9. Do unto others as you would have them do to you. Don't be so focused on yourself that you forget to help others. If you see a new author asking what you might think is a silly question, answer it. Be kind. If another author has a book that looks like it would be good, buy it and read it. If you liked it, post about it on the social networks. Tell others why you liked the book. Wouldn't you want someone else to do that for you, if they read and liked your book? If you have a blog, maybe you want to interview other authors. If you see an opportunity to help someone, do it. You would like the same thing done for you. And I always believe that what goes around comes around.
10. Be professional. Like it or not, if you've published a book you are now in the public eye. Be careful what you post on the internet. Treat others with respect. It's okay to joke around, but never do it at the expense of others. If someone on the internet makes you angry, don't react right away. Cool off and come back with a level head. Never participate in flame wars. And most of the time it's better not to say anything than get involved in an online argument.
11. Be ethical. Don't go ask your friends to post good reviews of your book, or worse, post fake reviews using sock puppet accounts. It doesn't make you look good to have reviews like that.
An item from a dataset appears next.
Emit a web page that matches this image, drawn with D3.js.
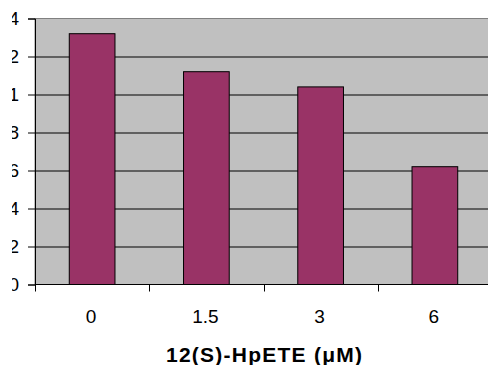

12. And finally, watch and learn. Keep an eye on the successful indies, and watch what they are doing. Read their posts on their blogs and on the forums. See what kinds of decisions they make, and which ones work for them and which ones don't. Many of us try a lot of things. Some of them work and some of them don't. Before you make a decision about something, look to see how successful it is. Pay attention to the trends. What worked last year might not work today. And if you see someone giving out advice, click to see what rank their book is. Sure, it might save you money to do your cover art yourself or not hire an editor, but if you see the person giving out that advice has their book ranked #250,000 on Amazon and has several one star reviews, maybe that's not the best advice to take.